Viviamo un tempo fosco in cui le persone in fuga sono considerate “armi di una guerra ibrida”, “animali”, “carico residuale”. Ci vorrebbe un Primo Levi per spiegarci cos’è un “carico residuale” fatto di carne umana, di anime ferite, di sguardi persi, di famiglie separate, mamme e figli a terra, papà da rispedire ai mittenti da cui sono scappati. Gli esseri umani bisognosi di protezione sono diventati uno strumento cinico e crudele di cattura del consenso politico. Si cercano voti respingendoli o rimbalzandoli da un paese all’altro, come se fossero rifiuti pericolosi, spazzatura da scaricare nel campo del vicino. Da cittadino voglio sperare in un Occidente e in un’Europa migliori, dove l’accoglienza generosa, riservata ai profughi ucraini, non rimanga un’eccezione, ma l’anticipazione profetica di un mondo migliore e più umano.

Anche Gesù è stato un migrante. Ha conosciuto l’esilio in un paese straniero per sfuggire alla crudeltà dei potenti. Il Figlio di Dio – Dio egli stesso – ha abbandonato il cielo ed ha posto la sua dimora tra noi, incarnandosi nella nostra storia. L’amore non ha confini, abbatte le frontiere, annulla le distanze, sfida ogni logica di buon senso, affronta il rischio e l’imponderabile. Noi uomini possiamo vagare lontano dalla sua presenza, fare orecchi da mercante, operare il male, convinti di percorrere il sentiero giusto. Poi, però, viene il momento in cui dobbiamo ricrederci. L’allontanamento del Signore è causa di dispersione, rompe la fratellanza, fomenta gli egoismi, scatena la corsa al potere. Ancora una volta in Europa risuonano le sirene antiaeree e il disprezzo dell’altro è elevato ad arma da guerra con cui giustificare i colpi di fucile e le peggiori depravazioni in quel Mediterraneo, che è stato la culla della civiltà. Nell’euforia del benessere eravamo convinti di aver lasciato alle spalle le brutture subite dai nostri padri. Invece il male agiva nel silenzio, entrava nei pensieri, conquistava i cuori e ora la sua azione nefasta ci sta rovinando. Il mondo è tornato indietro. Il forte richiamo di Giovanni Battista alla conversione arriva puntuale a scuotere la coscienza dell’umanità. Non basta che un albero sia piantato nel terreno prescelto. È necessario che produca frutti buoni, “degni della conversione, perché ogni albero che non dà buon frutto viene tagliato e gettato nel fuoco” (Lc 3, 8-10).
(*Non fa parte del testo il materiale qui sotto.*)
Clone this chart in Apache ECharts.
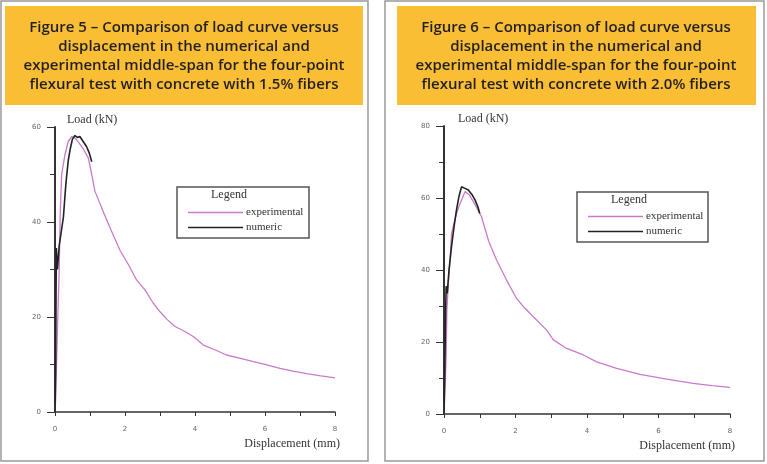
<!DOCTYPE html>
<html>
<head>
<meta charset="utf-8">
<script src="https://cdn.jsdelivr.net/npm/echarts@6/dist/echarts.min.js"></script>
<style>
  html, body { margin: 0; padding: 0; background: #fff; }
  #main { width: 767px; height: 464px; }
</style>
</head>
<body>
<div id="main"></div>
<script>
  // Figure 5 (1.5% fibers) - [displacement mm, load kN]
  const exp15 = [[0,0],[0.02,3],[0.05,12],[0.08,20],[0.1,25],[0.12,30],[0.15,42],[0.19,50],[0.28,54],[0.38,57],[0.48,58],[0.6,57.5],[0.8,55.5],[0.95,53.5],[1.05,50],[1.14,46.5],[1.25,44.5],[1.4,41.8],[1.6,38.3],[1.86,34],[2.1,31],[2.33,27.8],[2.57,25.7],[2.8,23],[3.0,21.1],[3.2,19.5],[3.43,18],[3.7,17],[3.95,15.9],[4.24,14.1],[4.6,13],[4.9,12],[5.3,11.3],[5.67,10.6],[6.05,9.9],[6.43,9.2],[6.8,8.6],[7.19,8.1],[7.6,7.6],[8.0,7.2]];
  const num15 = [[0,0],[0.02,10],[0.03,25],[0.04,34.5],[0.07,30],[0.12,35],[0.2,39],[0.24,41],[0.3,47],[0.33,49.5],[0.38,53],[0.43,55.2],[0.5,57.5],[0.57,58.2],[0.64,57.8],[0.71,58],[0.8,57],[0.9,55.9],[0.98,54.5],[1.05,52.7]];

  // Figure 6 (2.0% fibers)
  const exp20 = [[0,0],[0.03,8],[0.06,16],[0.08,29],[0.12,36],[0.17,43],[0.21,50],[0.28,53],[0.35,55.7],[0.45,58.5],[0.59,61.8],[0.7,61],[0.85,58.5],[1.05,54.8],[1.25,48],[1.47,42.8],[1.75,37.2],[2.03,32.1],[2.25,29.5],[2.5,27],[2.87,23.3],[3.06,20.6],[3.43,18.2],[3.9,16.4],[4.27,14.5],[4.83,12.7],[5.48,11],[6.23,9.7],[6.97,8.5],[7.5,7.9],[8.0,7.4]];
  const num20 = [[0,0],[0.02,10],[0.04,25],[0.06,35.5],[0.09,33.5],[0.14,40],[0.21,46.5],[0.28,52],[0.35,56.7],[0.42,60.5],[0.49,63.1],[0.54,63.3],[0.6,62.6],[0.68,62.2],[0.78,61],[0.87,59.4],[0.95,57.5],[1.0,55.7]];

  const titles = [
    'Figure 5 \u2013 Comparison of load curve versus\ndisplacement in the numerical and\nexperimental middle-span for the four-point\nflexural test with concrete with 1.5% fibers',
    'Figure 6 \u2013 Comparison of load curve versus\ndisplacement in the numerical and\nexperimental middle-span for the four-point\nflexural test with concrete with 2.0% fibers'
  ];
  const yMax = [60, 80];

  const serif = 'Liberation Serif';
  const pink = '#c97bcb';
  const black = '#222';

  function xAx(i) {
    return {
      type: 'value', gridIndex: i, min: 0, max: 8, interval: 2,
      name: 'Displacement (mm)', nameLocation: 'end', nameGap: 5,
      nameTextStyle: { fontFamily: serif, fontSize: 12, color: '#333', align: 'right', verticalAlign: 'top', padding: [26, 0, 0, 0] },
      axisLine: { lineStyle: { color: '#333', width: 1.5 } },
      axisTick: { length: 4, lineStyle: { color: '#333' } },
      minorTick: { show: true, splitNumber: 2, length: 4, lineStyle: { color: '#333' } },
      axisLabel: { fontSize: 7, color: '#666', margin: 14, fontFamily: 'DejaVu Sans' },
      splitLine: { show: false }
    };
  }
  function yAx(i) {
    return {
      type: 'value', gridIndex: i, min: 0, max: yMax[i], interval: 20,
      name: 'Load (kN)', nameLocation: 'end', nameGap: 1,
      nameTextStyle: { fontFamily: serif, fontSize: 12, color: '#333', align: 'left', padding: [0, 0, 0, i === 0 ? 12 : 14] },
      axisLine: { show: true, lineStyle: { color: '#333', width: 2 } },
      axisTick: { show: true, length: 8, lineStyle: { color: '#333' } },
      minorTick: { show: true, splitNumber: 2, length: 5, lineStyle: { color: '#333' } },
      axisLabel: { fontSize: 7, color: '#666', margin: 14, fontFamily: 'DejaVu Sans' },
      splitLine: { show: false }
    };
  }
  function lineSeries(name, data, i, color, w) {
    return {
      name: name, type: 'line', xAxisIndex: i, yAxisIndex: i, data: data,
      symbol: 'none', smooth: false, lineStyle: { color: color, width: w }, itemStyle: { color: color }
    };
  }
  function legendBox(left, top) {
    return {
      data: ['experimental', 'numeric'], orient: 'vertical', left: left, top: top,
      icon: 'rect', itemWidth: 55, itemHeight: 1.5, itemGap: 4, selectedMode: false,
      textStyle: { fontFamily: serif, fontSize: 11, color: '#333', padding: [0, 0, 0, -2] }
    };
  }

  const chart = echarts.init(document.getElementById('main'), null, { renderer: 'canvas' });
  const option = {
    animation: false,
    backgroundColor: '#fff',
    grid: [
      { left: 55, top: 127, width: 280, height: 285 },
      { left: 444, top: 126, width: 286, height: 288 }
    ],
    xAxis: [xAx(0), xAx(1)],
    yAxis: [yAx(0), yAx(1)],
    legend: [legendBox(183, 202), legendBox(583, 206)],
    series: [
      lineSeries('experimental', exp15, 0, pink, 1.3),
      lineSeries('numeric', num15, 0, black, 1.6),
      lineSeries('experimental', exp20, 1, pink, 1.3),
      lineSeries('numeric', num20, 1, black, 1.6)
    ],
    graphic: [
      // panel frames
      { type: 'rect', shape: { x: 1, y: 1, width: 367, height: 460 }, style: { fill: 'none', stroke: '#999', lineWidth: 1.5 }, z: -1 },
      { type: 'rect', shape: { x: 385, y: 1, width: 379, height: 460 }, style: { fill: 'none', stroke: '#999', lineWidth: 1.5 }, z: -1 },
      // title boxes
      { type: 'rect', shape: { x: 5, y: 6, width: 358, height: 99 }, style: { fill: '#f9be33' } },
      { type: 'rect', shape: { x: 397, y: 6, width: 359, height: 99 }, style: { fill: '#f9be33' } },
      { type: 'text', x: 184, y: 56, style: { text: titles[0], font: '600 15px "Open Sans"', fill: '#231f20', align: 'center', verticalAlign: 'middle', textAlign: 'center', textVerticalAlign: 'middle', lineHeight: 19 } },
      { type: 'text', x: 576, y: 56, style: { text: titles[1], font: '600 15px "Open Sans"', fill: '#231f20', align: 'center', verticalAlign: 'middle', textAlign: 'center', textVerticalAlign: 'middle', lineHeight: 19 } },
      // legend frames
      { type: 'rect', shape: { x: 177, y: 187, width: 132, height: 51 }, style: { fill: 'none', stroke: '#555', lineWidth: 1.5 } },
      { type: 'rect', shape: { x: 577, y: 192, width: 131, height: 50 }, style: { fill: 'none', stroke: '#555', lineWidth: 1.5 } },
      { type: 'text', x: 211, y: 189, style: { text: 'Legend', font: '12px "Liberation Serif"', fill: '#333' } },
      { type: 'text', x: 611, y: 194, style: { text: 'Legend', font: '12px "Liberation Serif"', fill: '#333' } }
    ]
  };
  chart.setOption(option);
</script>
</body>
</html>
L’insidia che sempre tenta i battezzati è quella di ritenersi giustificati per il solo fatto di appartenere al popolo di Dio e aver compiuto un rito religioso, a prescindere dal proprio comportamento. Costruire i tempi nuovi della pace significa cambiare il cuore, ritornare al Signore, condividere i suoi sentimenti, abbandonare le vie del male, fare il bene, accoglierci gli uni gli altri con stima e amore fraterno. Gesù compie il vero miracolo del cambiamento, perché “battezza in Spirito Santo e fuoco” (Lc 3, 16).

Primi anni 60. Eravamo sotto Natale. Ricordo che un tardo pomeriggio andai a passeggiare con mamma e papà nella piazza del paese. Le vetrine erano piene di dolci, panettoni, giochi, regali. Le pive degli zampognari incantavano i bambini. Le tante luminarie si rispecchiavano nell’asfalto bagnato e la piazza impazziva di luce. L’attesa della Notte Santa ci rendeva più buoni. La guerra era un incubo lontano. Ci si voleva bene e la gente guardava al futuro con fiducia. Ora il buio si sta facendo avanti di nuovo. Presto nel cielo tornerà a brillare la
stella, che annuncia la nascita del Figlio di Dio. Egli è la nostra pace. Quando a vincere è la fraternità universale, c’è solo la gioia di gustare quanto è bella la vita vissuta nell’amore.